The United States boasts eight universities in the top 10 of the Times Higher Education World University Rankings ’21. However, there are signs of its decline in the mid-ranking, where a record number of Asian, particularly Chinese, institutions marked their presence.
The challenge to the US hegemony in world education is compounded by concerns of the disproportionate impact of the COVID-19 pandemic compared to other countries.
The list, released Wednesday, saw Oxford University retaining its pole position five years in a row, with Cambridge, at sixth, being the only other non-US institution in the top 10.
However, going down the ranking, China is conspicuous by its presence, doubling its representation in the top 100 from three in 2020 to six in 2021.

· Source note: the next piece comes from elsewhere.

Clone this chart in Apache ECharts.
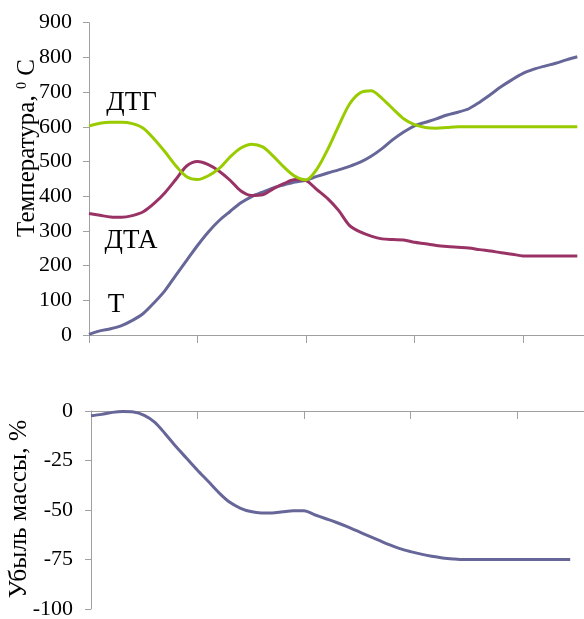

These are the countries most represented in the world top 200 over the last six editions of the #THEUniRankings – just watch the east Asian powerhouses emerge from nowhere, while the UK and US shrink. Full @timeshighered rankings results live here: https://t.co/EKt10ylnct pic.twitter.com/73vUbhYl53
— Phil Baty (@Phil_Baty) September 3, 2020
China had seven universities in the top 200 in this year’s ranking, compared to just two five years ago. The US, meanwhile, saw four universities slipping out of the top 200 in the same period.
China’s Tsinghua University also became the first Asian university to feature in the top 20, coming in at the joint-20th place.
US Education and Pandemic
In addition, a recent Times Higher Education survey of 200 global university leaders shows that US respondents are more concerned than their global counterparts about the impact of the pandemic on the education sector.

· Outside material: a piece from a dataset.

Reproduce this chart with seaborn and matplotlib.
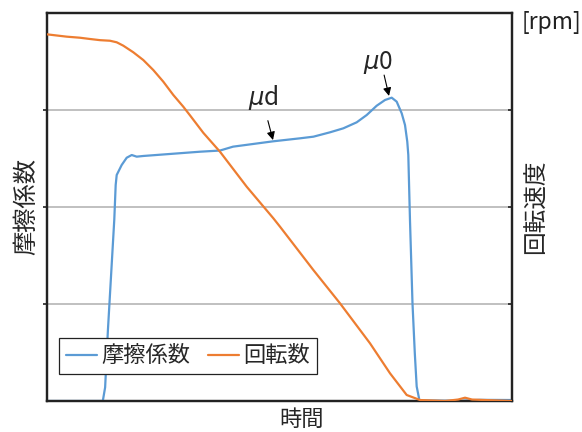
import matplotlib
matplotlib.use("Agg")
import matplotlib.pyplot as plt
import seaborn as sns
import pandas as pd

# Friction coefficient trace (time, value)
mu_time = [0.0, 12.0, 12.5, 13.1, 14.47, 14.77, 14.99, 16.06, 17.14, 18.22, 19.29,
           20.71, 32.9, 37.2, 40.0, 48.6, 54.4, 57.3, 60.86, 63.72, 66.6, 68.75,
           70.9, 72.69, 74.13, 75.2, 76.28, 76.99, 77.48, 77.7, 78.06, 78.6, 79.1,
           79.5, 80.1, 88.0, 93.0, 100.0]
mu_value = [0.0, 0.0, 0.14, 0.73, 1.87, 2.227, 2.33, 2.433, 2.508, 2.536, 2.519,
            2.526, 2.57, 2.582, 2.622, 2.677, 2.708, 2.725, 2.77, 2.811, 2.873, 2.948,
            3.044, 3.103, 3.127, 3.086, 2.966, 2.845, 2.673, 2.536, 1.866, 1.007, 0.49,
            0.15, 0.005, 0.0, 0.012, 0.01]

# Rotation speed trace (time, value)
rpm_time = [0.0, 4.24, 7.10, 9.25, 11.40, 13.55, 14.99, 16.41, 18.56, 20.71, 22.86,
            25.01, 27.16, 29.31, 30.75, 33.61, 37.20, 42.95, 48.67, 50.11, 57.27,
            63.01, 69.46, 73.76, 77.35, 80.22, 85.6, 88.4, 89.9, 91.4, 94.2, 100.0]
rpm_value = [3.780, 3.756, 3.745, 3.732, 3.720, 3.714, 3.698, 3.663, 3.595, 3.515, 3.412,
             3.292, 3.155, 3.034, 2.945, 2.765, 2.570, 2.209, 1.884, 1.797, 1.351,
             1.007, 0.595, 0.286, 0.062, 0.01, 0.0, 0.015, 0.034, 0.015, 0.01, 0.0]

series_names = ["摩擦係数", "回転数"]
line_colors = ["#5b9bd5", "#ed7d31"]

sns.set_style("white")
plt.rcParams["font.family"] = ["Noto Sans CJK JP", "DejaVu Sans"]
plt.rcParams["mathtext.fontset"] = "dejavusans"

fig = plt.figure(figsize=(5.82, 4.32), dpi=100)
ax = fig.add_axes([47 / 582, 1 - 401 / 432, 465 / 582, 388 / 432])
ax2 = ax.twinx()

mu_df = pd.DataFrame({"time": mu_time, "value": mu_value})
rpm_df = pd.DataFrame({"time": rpm_time, "value": rpm_value})

sns.lineplot(data=mu_df, x="time", y="value", ax=ax, color=line_colors[0],
             linewidth=1.6, label=series_names[0], legend=False, zorder=3)
sns.lineplot(data=rpm_df, x="time", y="value", ax=ax2, color=line_colors[1],
             linewidth=1.6, label=series_names[1], legend=False, zorder=3)

for a in (ax, ax2):
    a.set_xlim(0, 100)
    a.set_ylim(0, 4)
    a.set_yticks([1, 2, 3])
    a.set_yticklabels([])
    a.set_xticks([])
    a.set_xlabel("")
    a.set_ylabel("")
    for s in a.spines.values():
        s.set_color("#222222")
        s.set_linewidth(1.6)

ax.grid(axis="y", color="#c0c0c0", linewidth=1.4)
ax.set_axisbelow(True)
ax.tick_params(axis="y", direction="out", length=3, width=1.2, color="#222222",
               left=True, right=False)
ax2.tick_params(axis="y", direction="in", length=3, width=1.2, color="#222222",
                right=True, left=False)

ax.set_xlabel("時間", fontsize=16)
ax.xaxis.set_label_coords(255 / 465, -0.018, transform=ax.transAxes)
ax.xaxis.label.set_va("top")
ax.set_ylabel("摩擦係数", fontsize=17.5, labelpad=-1)
ax2.set_ylabel("回転速度", fontsize=17, labelpad=6)
fig.text(522 / 582, 1 - 22 / 432, "[rpm]", fontsize=16.5, va="center", ha="left",
         color="#222222")

# Static and dynamic friction markers
arrow = dict(arrowstyle="-|>", color="black", lw=0.8, mutation_scale=12,
             shrinkA=0, shrinkB=0)
ax.text(46.56, 3.13, r"$\mu$d", fontsize=17.5, ha="center", va="center")
ax.annotate("", xy=(48.6, 2.69), xytext=(47.5, 2.89), arrowprops=arrow)
ax.text(71.2, 3.49, r"$\mu$0", fontsize=17.5, ha="center", va="center")
ax.annotate("", xy=(73.55, 3.145), xytext=(72.5, 3.36), arrowprops=arrow)

handles = ax.get_lines()[:1] + ax2.get_lines()[:1]
leg = ax.legend(handles, series_names, loc="lower left",
                bbox_to_anchor=(12 / 465, 27 / 388), borderaxespad=0, ncol=2,
                fontsize=16, frameon=True, fancybox=False, framealpha=1,
                edgecolor="#222222", handlelength=1.4, handletextpad=0.2,
                columnspacing=0.8, borderpad=0.3)
leg.get_frame().set_linewidth(0.9)
leg.set_zorder(5)

fig.savefig("out.png", dpi=100)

In one of the survey’s important findings, 44 percent of the US respondents said they are worried that the pandemic will reduce the government’s willingness to invest in higher education in the next five years, in comparison to only eight percent of Chinese respondents.

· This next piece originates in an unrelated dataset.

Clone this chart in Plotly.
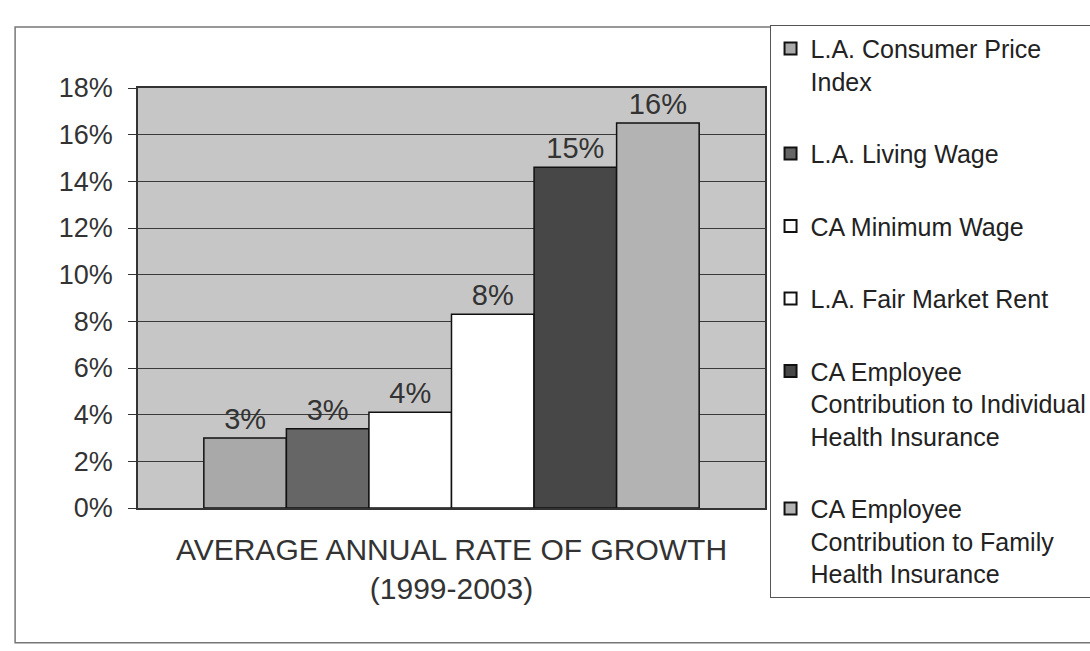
import plotly.graph_objects as go

# ---- data ----
category = ["AVERAGE ANNUAL RATE OF GROWTH<br>(1999-2003)"]
series_names = [
    "L.A. Consumer Price<br>Index",
    "L.A. Living Wage",
    "CA Minimum Wage",
    "L.A. Fair Market Rent",
    "CA Employee<br>Contribution to Individual<br>Health Insurance",
    "CA Employee<br>Contribution to Family<br>Health Insurance",
]
growth_pct = [3.0, 3.4, 4.1, 8.3, 14.6, 16.5]
value_labels = ["3%", "3%", "4%", "8%", "15%", "16%"]
y_ticks = [0, 2, 4, 6, 8, 10, 12, 14, 16, 18]

# ---- styles ----
bar_colors = ["#a9a9a9", "#666666", "#ffffff", "#ffffff", "#474747", "#b3b3b3"]
FONT = "Arial, Liberation Sans, sans-serif"

fig = go.Figure()
for i, name in enumerate(series_names):
    fig.add_trace(go.Bar(
        x=category,
        y=[growth_pct[i]],
        name=name,
        legendgroup=f"g{i}",
        marker=dict(color=bar_colors[i], line=dict(color="#111111", width=1.5)),
        text=[value_labels[i]],
        textposition="outside",
        textfont=dict(family=FONT, size=29, color="#333333"),
        cliponaxis=False,
    ))

fig.update_layout(
    width=1090, height=651,
    margin=dict(l=138, r=325, t=88, b=143, autoexpand=False),
    paper_bgcolor="white",
    plot_bgcolor="#c6c6c6",
    barmode="group",
    bargap=0.21,
    bargroupgap=0,
    font=dict(family=FONT, color="#222222"),
    showlegend=True,
    legend=dict(
        xref="container", yref="container",
        x=0.706, xanchor="left",
        y=0.962, yanchor="top",
        bgcolor="white",
        bordercolor="#555555", borderwidth=1,
        font=dict(family=FONT, size=25, color="#222222"),
        tracegroupgap=37,
        valign="top",
        itemsizing="constant",
        maxheight=640,
    ),
    xaxis=dict(
        showticklabels=False,
        showline=True, linecolor="#333333", linewidth=1.5, mirror=True,
        title=dict(text=category[0], font=dict(family=FONT, size=30, color="#333333"), standoff=30),
    ),
    yaxis=dict(
        range=[0, 18],
        tickvals=y_ticks,
        ticktext=[f"{v}%" for v in y_ticks],
        tickfont=dict(family=FONT, size=27, color="#333333"),
        showgrid=True, gridcolor="#3a3a3a", gridwidth=1,
        showline=True, linecolor="#333333", linewidth=1.5, mirror=True,
        ticks="outside", ticklen=8, tickcolor="#333333",
        ticklabelstandoff=10,
        zeroline=False,
    ),
    shapes=[
        dict(type="rect", xref="paper", yref="paper",
             x0=-0.196, x1=1.53, y0=-0.321, y1=1.145,
             line=dict(color="#777777", width=1.5), fillcolor="rgba(0,0,0,0)", layer="below"),
    ],
)

fig.write_html("out.html")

The survey also found that while more than 90 percent of US respondents think the pandemic is likely to result in institutions going bankrupt, no Chinese respondents expressed such views.
In another finding, only half of US respondents said they think science and research will become significantly high priorities for the government post-pandemic, compared to 78 percent of Chinese and 71 percent UK respondents.
Lastly, there is a stark disparity in terms of the countries’ perceived ability to host international students once the pandemic is over. Of US respondents, 92 percent believe the outbreak will negatively impact on the ability of US institutions to recruit international students, compared to just 57 percent in China and 67 percent in the UK.